Have things really changed? Today, even with modern farming techniques, we employ migrant workers to do thie back breaking work. We eat fresh food and someone can line their pockets as a result of cheap labor.
 
when was the institution of slavery and owning slaves ever not about economics?
 
Most boats which were used in the Atlantic slave trade were built in Northern ports. Yankee prosperity was built in large measure upon the South's "peculiar institution." And yes, racism did not and does not begin or end at the Mason Dixon Line. Moreover, somewhere in the neighborhood of six percent of white Southerners ever owned African slaves.

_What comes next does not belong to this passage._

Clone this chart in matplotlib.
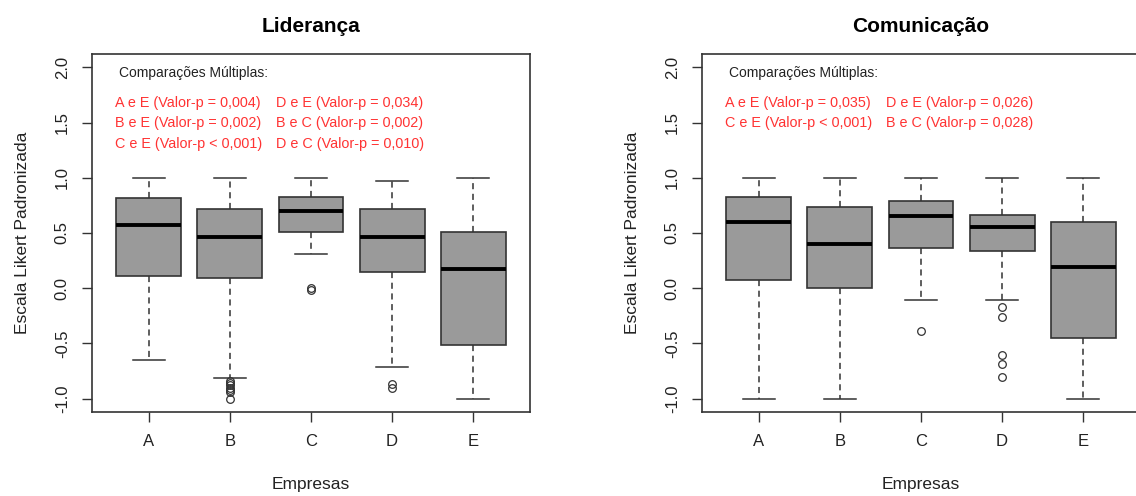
import matplotlib
matplotlib.use("Agg")
import matplotlib.pyplot as plt

plt.rcParams['font.family'] = ['Liberation Sans', 'DejaVu Sans']

empresas = ["A", "B", "C", "D", "E"]

# Lideranca
lid_whishi = [1.0, 1.0, 1.0, 0.967, 1.0]
lid_q3 = [0.815, 0.715, 0.824, 0.715, 0.508]
lid_med = [0.569, 0.466, 0.70, 0.466, 0.174]
lid_q1 = [0.114, 0.093, 0.508, 0.144, -0.514]
lid_whislo = [-0.65, -0.81, 0.314, -0.71, -1.0]
lid_fliers = [[], [-0.84, -0.86, -0.88, -0.90, -0.92, -0.94, -1.0], [0.0, -0.02], [-0.87, -0.90], []]
lid_comp = [["A e E (Valor-p = 0,004)", "D e E (Valor-p = 0,034)"],
            ["B e E (Valor-p = 0,002)", "B e C (Valor-p = 0,002)"],
            ["C e E (Valor-p < 0,001)", "D e C (Valor-p = 0,010)"]]

# Comunicacao
com_whishi = [1.0, 1.0, 1.0, 1.0, 1.0]
com_q3 = [0.824, 0.734, 0.794, 0.664, 0.604]
com_med = [0.598, 0.398, 0.658, 0.558, 0.192]
com_q1 = [0.074, 0.005, 0.365, 0.337, -0.449]
com_whislo = [-1.0, -1.0, -0.107, -0.107, -1.0]
com_fliers = [[], [], [-0.386], [-0.174, -0.259, -0.607, -0.69, -0.805], []]
com_comp = [["A e E (Valor-p = 0,035)", "D e E (Valor-p = 0,026)"],
            ["C e E (Valor-p < 0,001)", "B e C (Valor-p = 0,028)"]]

yticks = [-1.0, -0.5, 0.0, 0.5, 1.0, 1.5, 2.0]

fig = plt.figure(figsize=(11.36, 4.96), dpi=100)
ax1 = fig.add_axes([92 / 1136, 84 / 496, 438 / 1136, 358 / 496])
ax2 = fig.add_axes([702 / 1136, 84 / 496, 438 / 1136, 358 / 496])

line_col = "#333333"


def draw_panel(ax, title, whishi, q3, med, q1, whislo, fliers, comp):
    stats = []
    for i in range(len(empresas)):
        stats.append(dict(med=med[i], q1=q1[i], q3=q3[i], whislo=whislo[i],
                          whishi=whishi[i], fliers=fliers[i], label=empresas[i]))
    ax.bxp(stats, positions=range(1, 6), widths=0.8, patch_artist=True,
           boxprops=dict(facecolor="#9a9a9a", edgecolor=line_col, linewidth=1.2),
           medianprops=dict(color="black", linewidth=2.8),
           whiskerprops=dict(color=line_col, linewidth=1.1, linestyle=(0, (4, 3))),
           capprops=dict(color=line_col, linewidth=1.1),
           capwidths=0.4,
           flierprops=dict(marker="o", markersize=5.5, markerfacecolor="none",
                           markeredgecolor=line_col, markeredgewidth=0.9))
    ax.set_xlim(0.3, 5.7)
    ax.set_ylim(-1.12, 2.12)
    ax.set_yticks(yticks)
    ax.set_yticklabels([f"{v:.1f}" for v in yticks], rotation=90, va="center")
    ax.set_xticks(range(1, 6))
    ax.set_xticklabels(empresas)
    ax.tick_params(axis="both", length=7, width=1.0, color=line_col,
                   labelsize=12, labelcolor="#222222", pad=9)
    for s in ax.spines.values():
        s.set_color(line_col)
        s.set_linewidth(1.2)
    ax.set_xlabel("Empresas", fontsize=12.5, color="#222222", labelpad=20)
    ax.set_ylabel("Escala Likert Padronizada", fontsize=12.5, color="#222222", labelpad=18)
    ax.set_title(title, fontsize=15, fontweight="bold", color="black", pad=16)

    ax.text(0.633, 1.95, "Comparações Múltiplas:", fontsize=10, color="#222222",
            ha="left", va="center")
    rows_y = [1.68, 1.495, 1.305]
    for r, pair in enumerate(comp):
        ax.text(0.58, rows_y[r], pair[0], fontsize=10.4, color="#ff3333", ha="left", va="center")
        ax.text(2.569, rows_y[r], pair[1], fontsize=10.4, color="#ff3333", ha="left", va="center")


draw_panel(ax1, "Liderança", lid_whishi, lid_q3, lid_med, lid_q1, lid_whislo, lid_fliers, lid_comp)
draw_panel(ax2, "Comunicação", com_whishi, com_q3, com_med, com_q1, com_whislo, com_fliers, com_comp)

fig.savefig("out.png", dpi=100)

Also, many Southerners actually fought for the Union; N.B. Tennessee and don't forget how West Virginia came into existence.

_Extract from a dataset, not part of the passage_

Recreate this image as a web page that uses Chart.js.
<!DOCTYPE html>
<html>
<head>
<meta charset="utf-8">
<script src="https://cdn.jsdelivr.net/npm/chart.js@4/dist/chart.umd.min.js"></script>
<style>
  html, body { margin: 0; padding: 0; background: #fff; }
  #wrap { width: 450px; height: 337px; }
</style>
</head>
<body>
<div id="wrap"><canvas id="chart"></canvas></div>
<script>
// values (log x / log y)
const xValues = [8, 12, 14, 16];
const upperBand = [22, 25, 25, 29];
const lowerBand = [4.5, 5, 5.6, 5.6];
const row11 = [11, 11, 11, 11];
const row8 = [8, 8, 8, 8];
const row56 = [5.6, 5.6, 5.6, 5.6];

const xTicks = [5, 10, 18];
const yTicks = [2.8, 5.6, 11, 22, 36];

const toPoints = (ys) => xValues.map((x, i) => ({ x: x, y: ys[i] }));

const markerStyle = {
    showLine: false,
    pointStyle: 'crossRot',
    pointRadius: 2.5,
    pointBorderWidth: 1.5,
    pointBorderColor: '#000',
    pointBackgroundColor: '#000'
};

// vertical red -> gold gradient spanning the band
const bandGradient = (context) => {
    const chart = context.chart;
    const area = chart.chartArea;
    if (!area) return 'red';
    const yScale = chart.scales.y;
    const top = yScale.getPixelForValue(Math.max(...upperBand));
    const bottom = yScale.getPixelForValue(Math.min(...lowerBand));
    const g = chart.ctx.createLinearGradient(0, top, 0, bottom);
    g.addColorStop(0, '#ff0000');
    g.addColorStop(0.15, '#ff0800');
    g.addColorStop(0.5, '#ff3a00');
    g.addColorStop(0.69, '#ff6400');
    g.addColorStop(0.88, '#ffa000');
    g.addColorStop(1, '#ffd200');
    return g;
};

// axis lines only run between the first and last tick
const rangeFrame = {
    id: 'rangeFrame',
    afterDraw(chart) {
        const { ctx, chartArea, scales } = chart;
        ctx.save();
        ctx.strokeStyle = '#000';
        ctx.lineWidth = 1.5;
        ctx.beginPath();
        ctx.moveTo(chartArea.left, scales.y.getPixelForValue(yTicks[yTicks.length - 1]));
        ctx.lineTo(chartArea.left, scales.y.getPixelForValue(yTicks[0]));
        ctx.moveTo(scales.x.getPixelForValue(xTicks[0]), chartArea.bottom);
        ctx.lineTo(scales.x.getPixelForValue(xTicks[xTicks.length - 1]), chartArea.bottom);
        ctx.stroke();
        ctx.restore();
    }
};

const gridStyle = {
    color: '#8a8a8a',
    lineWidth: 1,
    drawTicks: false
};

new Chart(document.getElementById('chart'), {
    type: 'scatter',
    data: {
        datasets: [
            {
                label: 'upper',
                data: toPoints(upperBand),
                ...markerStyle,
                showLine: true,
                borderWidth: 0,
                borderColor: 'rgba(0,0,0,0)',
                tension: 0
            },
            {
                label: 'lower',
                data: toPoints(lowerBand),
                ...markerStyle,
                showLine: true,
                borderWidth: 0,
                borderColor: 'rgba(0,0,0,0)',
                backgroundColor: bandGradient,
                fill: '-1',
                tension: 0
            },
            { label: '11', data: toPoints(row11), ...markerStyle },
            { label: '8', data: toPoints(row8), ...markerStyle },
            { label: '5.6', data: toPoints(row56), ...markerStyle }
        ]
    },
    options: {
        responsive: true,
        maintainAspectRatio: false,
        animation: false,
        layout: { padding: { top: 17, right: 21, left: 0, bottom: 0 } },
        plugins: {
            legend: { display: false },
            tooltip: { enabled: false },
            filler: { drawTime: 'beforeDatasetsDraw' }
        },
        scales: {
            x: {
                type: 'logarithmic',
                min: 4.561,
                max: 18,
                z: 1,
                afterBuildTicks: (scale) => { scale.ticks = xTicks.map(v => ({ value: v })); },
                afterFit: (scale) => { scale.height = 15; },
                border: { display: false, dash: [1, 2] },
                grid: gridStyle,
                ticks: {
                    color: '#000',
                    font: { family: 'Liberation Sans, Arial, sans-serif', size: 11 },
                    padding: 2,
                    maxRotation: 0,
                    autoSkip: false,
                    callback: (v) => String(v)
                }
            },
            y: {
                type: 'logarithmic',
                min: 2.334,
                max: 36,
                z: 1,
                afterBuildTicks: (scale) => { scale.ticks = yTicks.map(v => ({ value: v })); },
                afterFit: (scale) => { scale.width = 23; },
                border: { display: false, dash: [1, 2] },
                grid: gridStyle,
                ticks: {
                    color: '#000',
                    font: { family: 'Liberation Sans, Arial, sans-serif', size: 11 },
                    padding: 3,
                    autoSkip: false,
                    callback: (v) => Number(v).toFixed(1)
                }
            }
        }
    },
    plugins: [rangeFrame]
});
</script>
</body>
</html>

To say, on the other hand, that States Rights was the issue and not slavery is not really accurate either.

The North was clearly complicit in the institution of slavery (and later racism); it certainly profited from it for decades.

With all of this moral ambiguity though, I like what Jeff Daniels playing Joshua Chamberlain (commander of the 20th Maine) at Gettysburg had to say:

http://www.youtube.com/watch?v=Aw8Tm550SJ0

The Best of America. Sums it up for me.
 
Another beautiful scene from Gettysburg (For Old Virginia):

http://www.youtube.com/watch?v=R1Xu_Jni4V4

A great speech and actually something which Yankees and Southerners share in common: the English guy looks pretty silly all dandied up in his spiffy red uniform.
 
I tried in vain to persuade Ralph Wood to make a theological comment here, not on the Civil War in particular but on the South in general. He did suggest, however, that you read his book Flannery O'Conner and the Christ-Haunted South (Eerdmans, 2005). The second chapter addresses "the burden of Southern history."
 
@Scott Davis: I climbed Little Round Top around mid-day, some 8 hours before my first-ever performance of Verdi's "Requiem." Put me in the right frame of mind, for sure...

"Dies irae, dies illa," indeed!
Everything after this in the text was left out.